##### Given material #####

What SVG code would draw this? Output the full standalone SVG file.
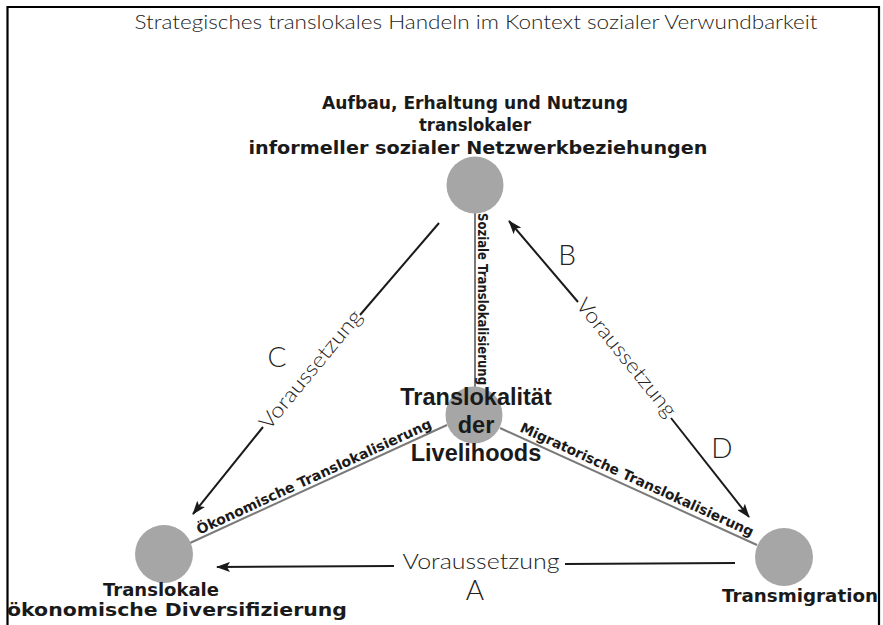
<svg xmlns="http://www.w3.org/2000/svg" width="883" height="625" viewBox="0 0 883 625">
<defs>
<style>
.frame{fill:none;stroke:#000;stroke-width:2.2}
.node{fill:#a6a6a6}
.link{stroke:#7a7a7a;stroke-width:2;fill:none}
.arrow{stroke:#1a1a1a;stroke-width:2;fill:none}
.thin{font-family:Lato,"Open Sans","Liberation Sans",sans-serif;font-weight:300;fill:#222}
.bold{font-family:"DejaVu Sans","Liberation Sans",sans-serif;font-weight:bold;fill:#1a1a1a}
.cbold{font-family:"Liberation Sans",Arial,sans-serif;font-weight:bold;fill:#1a1a1a}
.elabel{font-family:"DejaVu Sans","Liberation Sans",sans-serif;font-weight:bold;font-size:14px;fill:#1a1a1a}
</style>
<marker id="ah" viewBox="0 0 14 10" refX="13" refY="5" markerWidth="14" markerHeight="10" markerUnits="userSpaceOnUse" orient="auto">
<path d="M0,0 L14,5 L0,10 L3,5 z" fill="#1a1a1a"/>
</marker>
</defs>
<rect width="883" height="625" fill="#fff"/>
<path class="frame" d="M7.5,626 V7 H879 V626"/>
<text class="thin" x="476" y="29" font-size="20" text-anchor="middle" textLength="683" lengthAdjust="spacingAndGlyphs">Strategisches translokales Handeln im Kontext sozialer Verwundbarkeit</text>

<g id="connectors">
<line class="link" x1="475" y1="213" x2="475" y2="387"/>
<line class="link" x1="447" y1="425" x2="190" y2="543"/>
<line class="link" x1="500" y1="428" x2="757" y2="545"/>
<!-- C -->
<line class="arrow" x1="439" y1="223" x2="360" y2="315"/>
<line class="arrow" x1="263" y1="427" x2="193" y2="514" marker-end="url(#ah)"/>
<!-- B / D -->
<line class="arrow" x1="578" y1="302" x2="509" y2="221" marker-end="url(#ah)"/>
<line class="arrow" x1="671" y1="418" x2="749" y2="517" marker-end="url(#ah)"/>
<!-- A -->
<line class="arrow" x1="735" y1="563" x2="565" y2="564"/>
<line class="arrow" x1="394" y1="566" x2="217" y2="567" marker-end="url(#ah)"/>
<text class="thin" font-size="21" text-anchor="middle" textLength="148" lengthAdjust="spacingAndGlyphs" transform="translate(316,374) rotate(-50.5)">Voraussetzung</text>
<text class="thin" font-size="21" text-anchor="middle" textLength="146" lengthAdjust="spacingAndGlyphs" transform="translate(621,362) rotate(51)">Voraussetzung</text>
<text class="thin" font-size="21" x="481" y="569" text-anchor="middle" textLength="157" lengthAdjust="spacingAndGlyphs">Voraussetzung</text>
<text class="thin" font-size="28" x="277" y="367" text-anchor="middle">C</text>
<text class="thin" font-size="28" x="567" y="265" text-anchor="middle">B</text>
<text class="thin" font-size="28" x="722" y="458" text-anchor="middle">D</text>
<text class="thin" font-size="28" x="475" y="600" text-anchor="middle">A</text>
<text class="elabel" transform="translate(478,299) rotate(90)" text-anchor="middle" textLength="172" lengthAdjust="spacingAndGlyphs">Soziale Translokalisierung</text>
<text class="elabel" transform="translate(316,481) rotate(-24.7)" text-anchor="middle" textLength="257" lengthAdjust="spacingAndGlyphs">Ökonomische Translokalisierung</text>
<text class="elabel" transform="translate(635,484) rotate(24.5)" text-anchor="middle" textLength="255" lengthAdjust="spacingAndGlyphs">Migratorische Translokalisierung</text>
</g>

<g id="node-top">
<circle class="node" cx="475" cy="185" r="28.5"/>
<text class="bold" font-size="18.5" text-anchor="middle"><tspan x="475" y="109" textLength="306" lengthAdjust="spacingAndGlyphs">Aufbau, Erhaltung und Nutzung</tspan><tspan x="475" y="131" textLength="112" lengthAdjust="spacingAndGlyphs">translokaler</tspan><tspan x="478" y="154" textLength="459" lengthAdjust="spacingAndGlyphs">informeller sozialer Netzwerkbeziehungen</tspan></text>
</g>
<g id="node-center">
<circle class="node" cx="474" cy="415" r="28.5"/>
<text class="cbold" font-size="23.5" text-anchor="middle"><tspan x="476" y="405">Translokalität</tspan><tspan x="476" y="433">der</tspan><tspan x="476" y="461">Livelihoods</tspan></text>
</g>
<g id="node-left">
<circle class="node" cx="164" cy="554" r="29"/>
<text class="bold" font-size="18.5" text-anchor="middle"><tspan x="161" y="596" textLength="116" lengthAdjust="spacingAndGlyphs">Translokale</tspan><tspan x="177" y="616" textLength="340" lengthAdjust="spacingAndGlyphs">ökonomische Diversifizierung</tspan></text>
</g>
<g id="node-right">
<circle class="node" cx="784" cy="557" r="29"/>
<text class="bold" font-size="18.5" x="800" y="602" text-anchor="middle" textLength="156" lengthAdjust="spacingAndGlyphs">Transmigration</text>
</g>
</svg>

#####

## Given request:
Reproduce all of the data exactly, omitting each picture it holds.

## Full answer:
What SVG code would draw this? Output the full standalone SVG file.
<svg xmlns="http://www.w3.org/2000/svg" width="883" height="625" viewBox="0 0 883 625">
<defs>
<style>
.frame{fill:none;stroke:#000;stroke-width:2.2}
.node{fill:#a6a6a6}
.link{stroke:#7a7a7a;stroke-width:2;fill:none}
.arrow{stroke:#1a1a1a;stroke-width:2;fill:none}
.thin{font-family:Lato,"Open Sans","Liberation Sans",sans-serif;font-weight:300;fill:#222}
.bold{font-family:"DejaVu Sans","Liberation Sans",sans-serif;font-weight:bold;fill:#1a1a1a}
.cbold{font-family:"Liberation Sans",Arial,sans-serif;font-weight:bold;fill:#1a1a1a}
.elabel{font-family:"DejaVu Sans","Liberation Sans",sans-serif;font-weight:bold;font-size:14px;fill:#1a1a1a}
</style>
<marker id="ah" viewBox="0 0 14 10" refX="13" refY="5" markerWidth="14" markerHeight="10" markerUnits="userSpaceOnUse" orient="auto">
<path d="M0,0 L14,5 L0,10 L3,5 z" fill="#1a1a1a"/>
</marker>
</defs>
<rect width="883" height="625" fill="#fff"/>
<path class="frame" d="M7.5,626 V7 H879 V626"/>
<text class="thin" x="476" y="29" font-size="20" text-anchor="middle" textLength="683" lengthAdjust="spacingAndGlyphs">Strategisches translokales Handeln im Kontext sozialer Verwundbarkeit</text>

<g id="connectors">
<line class="link" x1="475" y1="213" x2="475" y2="387"/>
<line class="link" x1="447" y1="425" x2="190" y2="543"/>
<line class="link" x1="500" y1="428" x2="757" y2="545"/>
<!-- C -->
<line class="arrow" x1="439" y1="223" x2="360" y2="315"/>
<line class="arrow" x1="263" y1="427" x2="193" y2="514" marker-end="url(#ah)"/>
<!-- B / D -->
<line class="arrow" x1="578" y1="302" x2="509" y2="221" marker-end="url(#ah)"/>
<line class="arrow" x1="671" y1="418" x2="749" y2="517" marker-end="url(#ah)"/>
<!-- A -->
<line class="arrow" x1="735" y1="563" x2="565" y2="564"/>
<line class="arrow" x1="394" y1="566" x2="217" y2="567" marker-end="url(#ah)"/>
<text class="thin" font-size="21" text-anchor="middle" textLength="148" lengthAdjust="spacingAndGlyphs" transform="translate(316,374) rotate(-50.5)">Voraussetzung</text>
<text class="thin" font-size="21" text-anchor="middle" textLength="146" lengthAdjust="spacingAndGlyphs" transform="translate(621,362) rotate(51)">Voraussetzung</text>
<text class="thin" font-size="21" x="481" y="569" text-anchor="middle" textLength="157" lengthAdjust="spacingAndGlyphs">Voraussetzung</text>
<text class="thin" font-size="28" x="277" y="367" text-anchor="middle">C</text>
<text class="thin" font-size="28" x="567" y="265" text-anchor="middle">B</text>
<text class="thin" font-size="28" x="722" y="458" text-anchor="middle">D</text>
<text class="thin" font-size="28" x="475" y="600" text-anchor="middle">A</text>
<text class="elabel" transform="translate(478,299) rotate(90)" text-anchor="middle" textLength="172" lengthAdjust="spacingAndGlyphs">Soziale Translokalisierung</text>
<text class="elabel" transform="translate(316,481) rotate(-24.7)" text-anchor="middle" textLength="257" lengthAdjust="spacingAndGlyphs">Ökonomische Translokalisierung</text>
<text class="elabel" transform="translate(635,484) rotate(24.5)" text-anchor="middle" textLength="255" lengthAdjust="spacingAndGlyphs">Migratorische Translokalisierung</text>
</g>

<g id="node-top">
<circle class="node" cx="475" cy="185" r="28.5"/>
<text class="bold" font-size="18.5" text-anchor="middle"><tspan x="475" y="109" textLength="306" lengthAdjust="spacingAndGlyphs">Aufbau, Erhaltung und Nutzung</tspan><tspan x="475" y="131" textLength="112" lengthAdjust="spacingAndGlyphs">translokaler</tspan><tspan x="478" y="154" textLength="459" lengthAdjust="spacingAndGlyphs">informeller sozialer Netzwerkbeziehungen</tspan></text>
</g>
<g id="node-center">
<circle class="node" cx="474" cy="415" r="28.5"/>
<text class="cbold" font-size="23.5" text-anchor="middle"><tspan x="476" y="405">Translokalität</tspan><tspan x="476" y="433">der</tspan><tspan x="476" y="461">Livelihoods</tspan></text>
</g>
<g id="node-left">
<circle class="node" cx="164" cy="554" r="29"/>
<text class="bold" font-size="18.5" text-anchor="middle"><tspan x="161" y="596" textLength="116" lengthAdjust="spacingAndGlyphs">Translokale</tspan><tspan x="177" y="616" textLength="340" lengthAdjust="spacingAndGlyphs">ökonomische Diversifizierung</tspan></text>
</g>
<g id="node-right">
<circle class="node" cx="784" cy="557" r="29"/>
<text class="bold" font-size="18.5" x="800" y="602" text-anchor="middle" textLength="156" lengthAdjust="spacingAndGlyphs">Transmigration</text>
</g>
</svg>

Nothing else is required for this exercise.